**Work to complete:** Starting from the top of the material, restate each line exactly until the line that contains "(Mb) at (2.7,75.5)", which is also copied. Pictures are excluded.

++++ Dataset excerpt ++++

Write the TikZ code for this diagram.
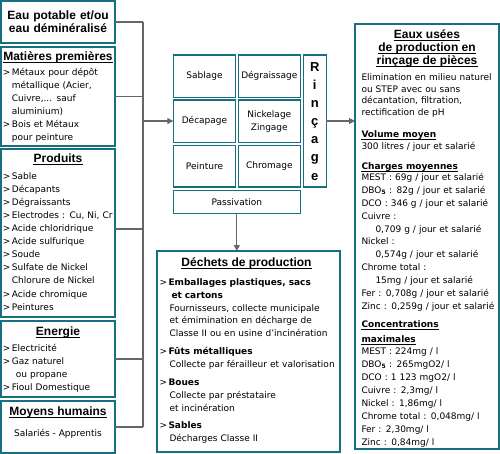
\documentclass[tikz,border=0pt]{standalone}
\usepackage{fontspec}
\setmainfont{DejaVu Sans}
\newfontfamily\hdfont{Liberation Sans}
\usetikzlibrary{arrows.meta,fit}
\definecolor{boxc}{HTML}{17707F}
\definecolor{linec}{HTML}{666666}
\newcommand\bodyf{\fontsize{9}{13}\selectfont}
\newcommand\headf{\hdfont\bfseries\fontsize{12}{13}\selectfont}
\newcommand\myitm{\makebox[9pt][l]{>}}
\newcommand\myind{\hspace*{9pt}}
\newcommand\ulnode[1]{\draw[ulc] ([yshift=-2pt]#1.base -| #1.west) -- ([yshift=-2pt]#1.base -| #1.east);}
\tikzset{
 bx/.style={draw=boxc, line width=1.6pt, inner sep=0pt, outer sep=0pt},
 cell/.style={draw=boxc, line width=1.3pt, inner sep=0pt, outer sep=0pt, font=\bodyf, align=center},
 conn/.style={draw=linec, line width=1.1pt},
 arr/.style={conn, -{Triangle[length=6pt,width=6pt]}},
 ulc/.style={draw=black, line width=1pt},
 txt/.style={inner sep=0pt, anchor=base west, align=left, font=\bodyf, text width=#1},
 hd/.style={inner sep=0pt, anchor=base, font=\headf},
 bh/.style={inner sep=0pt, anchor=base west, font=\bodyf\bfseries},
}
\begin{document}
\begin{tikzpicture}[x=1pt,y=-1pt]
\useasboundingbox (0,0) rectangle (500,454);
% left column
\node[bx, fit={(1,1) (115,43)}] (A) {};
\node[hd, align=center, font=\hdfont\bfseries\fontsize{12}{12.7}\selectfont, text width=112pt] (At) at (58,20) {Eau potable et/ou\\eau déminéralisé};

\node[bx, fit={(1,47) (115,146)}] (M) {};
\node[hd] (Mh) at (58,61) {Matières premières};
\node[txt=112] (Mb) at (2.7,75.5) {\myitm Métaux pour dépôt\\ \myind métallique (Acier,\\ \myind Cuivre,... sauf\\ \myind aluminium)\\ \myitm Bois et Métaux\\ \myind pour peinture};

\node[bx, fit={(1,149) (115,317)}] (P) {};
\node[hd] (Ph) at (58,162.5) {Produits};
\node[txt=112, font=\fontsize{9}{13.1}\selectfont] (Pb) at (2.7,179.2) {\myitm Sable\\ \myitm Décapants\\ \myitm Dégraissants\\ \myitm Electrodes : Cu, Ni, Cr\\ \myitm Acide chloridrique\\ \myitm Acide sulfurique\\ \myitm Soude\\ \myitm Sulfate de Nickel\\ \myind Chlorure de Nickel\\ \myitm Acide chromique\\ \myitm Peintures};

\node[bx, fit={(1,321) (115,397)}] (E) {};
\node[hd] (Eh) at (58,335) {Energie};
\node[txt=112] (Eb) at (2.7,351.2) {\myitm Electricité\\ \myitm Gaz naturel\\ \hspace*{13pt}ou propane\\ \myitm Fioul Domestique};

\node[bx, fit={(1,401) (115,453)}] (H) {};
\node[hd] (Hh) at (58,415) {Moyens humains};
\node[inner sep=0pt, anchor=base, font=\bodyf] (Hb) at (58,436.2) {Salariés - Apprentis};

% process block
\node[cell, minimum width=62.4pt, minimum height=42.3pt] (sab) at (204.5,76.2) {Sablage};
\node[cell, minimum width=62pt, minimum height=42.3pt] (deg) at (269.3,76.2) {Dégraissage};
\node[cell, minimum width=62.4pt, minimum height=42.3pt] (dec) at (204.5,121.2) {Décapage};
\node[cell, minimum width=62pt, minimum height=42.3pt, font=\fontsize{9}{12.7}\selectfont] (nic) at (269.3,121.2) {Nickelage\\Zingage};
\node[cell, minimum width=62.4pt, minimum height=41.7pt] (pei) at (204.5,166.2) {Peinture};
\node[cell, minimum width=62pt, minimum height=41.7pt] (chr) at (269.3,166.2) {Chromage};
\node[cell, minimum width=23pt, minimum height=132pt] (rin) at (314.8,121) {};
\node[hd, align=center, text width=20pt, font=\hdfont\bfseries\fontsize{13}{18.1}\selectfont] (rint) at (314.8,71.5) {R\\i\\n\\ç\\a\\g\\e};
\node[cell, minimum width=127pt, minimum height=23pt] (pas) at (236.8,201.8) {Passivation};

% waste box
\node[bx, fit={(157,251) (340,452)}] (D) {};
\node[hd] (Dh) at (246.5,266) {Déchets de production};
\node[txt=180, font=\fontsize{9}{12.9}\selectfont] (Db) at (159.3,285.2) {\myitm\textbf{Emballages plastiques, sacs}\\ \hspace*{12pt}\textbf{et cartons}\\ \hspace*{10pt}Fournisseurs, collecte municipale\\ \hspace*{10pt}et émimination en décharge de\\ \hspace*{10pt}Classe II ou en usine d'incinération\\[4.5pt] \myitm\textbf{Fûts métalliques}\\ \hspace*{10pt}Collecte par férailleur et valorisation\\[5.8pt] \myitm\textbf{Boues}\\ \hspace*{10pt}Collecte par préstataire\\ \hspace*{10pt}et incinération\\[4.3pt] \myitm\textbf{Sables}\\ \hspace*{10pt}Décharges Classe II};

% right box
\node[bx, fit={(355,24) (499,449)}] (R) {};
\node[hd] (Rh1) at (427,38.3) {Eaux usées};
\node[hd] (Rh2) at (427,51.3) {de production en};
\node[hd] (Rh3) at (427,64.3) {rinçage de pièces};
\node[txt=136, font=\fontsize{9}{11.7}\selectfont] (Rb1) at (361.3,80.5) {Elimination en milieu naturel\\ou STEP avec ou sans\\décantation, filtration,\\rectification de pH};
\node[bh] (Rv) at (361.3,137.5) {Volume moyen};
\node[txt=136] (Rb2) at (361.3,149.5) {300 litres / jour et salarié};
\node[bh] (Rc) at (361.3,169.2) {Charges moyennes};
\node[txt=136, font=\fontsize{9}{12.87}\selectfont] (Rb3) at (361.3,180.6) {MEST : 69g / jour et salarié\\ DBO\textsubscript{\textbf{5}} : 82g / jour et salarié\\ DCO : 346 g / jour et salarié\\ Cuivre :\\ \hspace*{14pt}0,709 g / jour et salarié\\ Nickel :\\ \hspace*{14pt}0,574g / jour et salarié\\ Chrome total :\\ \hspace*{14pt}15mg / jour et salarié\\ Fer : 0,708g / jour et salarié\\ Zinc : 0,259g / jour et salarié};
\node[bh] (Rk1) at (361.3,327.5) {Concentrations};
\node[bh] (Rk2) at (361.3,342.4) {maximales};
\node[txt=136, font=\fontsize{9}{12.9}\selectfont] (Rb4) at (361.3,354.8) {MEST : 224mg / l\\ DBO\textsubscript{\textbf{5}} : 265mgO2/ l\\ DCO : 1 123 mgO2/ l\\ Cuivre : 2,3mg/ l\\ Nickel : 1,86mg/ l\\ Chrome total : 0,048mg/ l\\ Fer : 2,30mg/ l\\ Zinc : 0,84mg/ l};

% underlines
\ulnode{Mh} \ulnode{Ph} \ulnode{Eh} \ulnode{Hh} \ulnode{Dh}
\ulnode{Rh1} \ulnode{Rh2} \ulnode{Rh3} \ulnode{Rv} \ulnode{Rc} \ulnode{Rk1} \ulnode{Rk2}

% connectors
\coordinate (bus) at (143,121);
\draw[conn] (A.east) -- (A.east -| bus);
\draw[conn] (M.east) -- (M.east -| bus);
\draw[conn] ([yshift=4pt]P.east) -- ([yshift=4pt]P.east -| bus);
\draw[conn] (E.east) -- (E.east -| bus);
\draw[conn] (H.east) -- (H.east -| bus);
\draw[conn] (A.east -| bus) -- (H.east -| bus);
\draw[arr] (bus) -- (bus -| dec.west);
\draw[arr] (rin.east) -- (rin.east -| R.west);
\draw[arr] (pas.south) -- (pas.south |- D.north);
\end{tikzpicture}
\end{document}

++++

**Solution for this exercise:**
Write the TikZ code for this diagram.
\documentclass[tikz,border=0pt]{standalone}
\usepackage{fontspec}
\setmainfont{DejaVu Sans}
\newfontfamily\hdfont{Liberation Sans}
\usetikzlibrary{arrows.meta,fit}
\definecolor{boxc}{HTML}{17707F}
\definecolor{linec}{HTML}{666666}
\newcommand\bodyf{\fontsize{9}{13}\selectfont}
\newcommand\headf{\hdfont\bfseries\fontsize{12}{13}\selectfont}
\newcommand\myitm{\makebox[9pt][l]{>}}
\newcommand\myind{\hspace*{9pt}}
\newcommand\ulnode[1]{\draw[ulc] ([yshift=-2pt]#1.base -| #1.west) -- ([yshift=-2pt]#1.base -| #1.east);}
\tikzset{
 bx/.style={draw=boxc, line width=1.6pt, inner sep=0pt, outer sep=0pt},
 cell/.style={draw=boxc, line width=1.3pt, inner sep=0pt, outer sep=0pt, font=\bodyf, align=center},
 conn/.style={draw=linec, line width=1.1pt},
 arr/.style={conn, -{Triangle[length=6pt,width=6pt]}},
 ulc/.style={draw=black, line width=1pt},
 txt/.style={inner sep=0pt, anchor=base west, align=left, font=\bodyf, text width=#1},
 hd/.style={inner sep=0pt, anchor=base, font=\headf},
 bh/.style={inner sep=0pt, anchor=base west, font=\bodyf\bfseries},
}
\begin{document}
\begin{tikzpicture}[x=1pt,y=-1pt]
\useasboundingbox (0,0) rectangle (500,454);
% left column
\node[bx, fit={(1,1) (115,43)}] (A) {};
\node[hd, align=center, font=\hdfont\bfseries\fontsize{12}{12.7}\selectfont, text width=112pt] (At) at (58,20) {Eau potable et/ou\\eau déminéralisé};

\node[bx, fit={(1,47) (115,146)}] (M) {};
\node[hd] (Mh) at (58,61) {Matières premières};
\node[txt=112] (Mb) at (2.7,75.5) {\myitm Métaux pour dépôt\\ \myind métallique (Acier,\\ \myind Cuivre,... sauf\\ \myind aluminium)\\ \myitm Bois et Métaux\\ \myind pour peinture};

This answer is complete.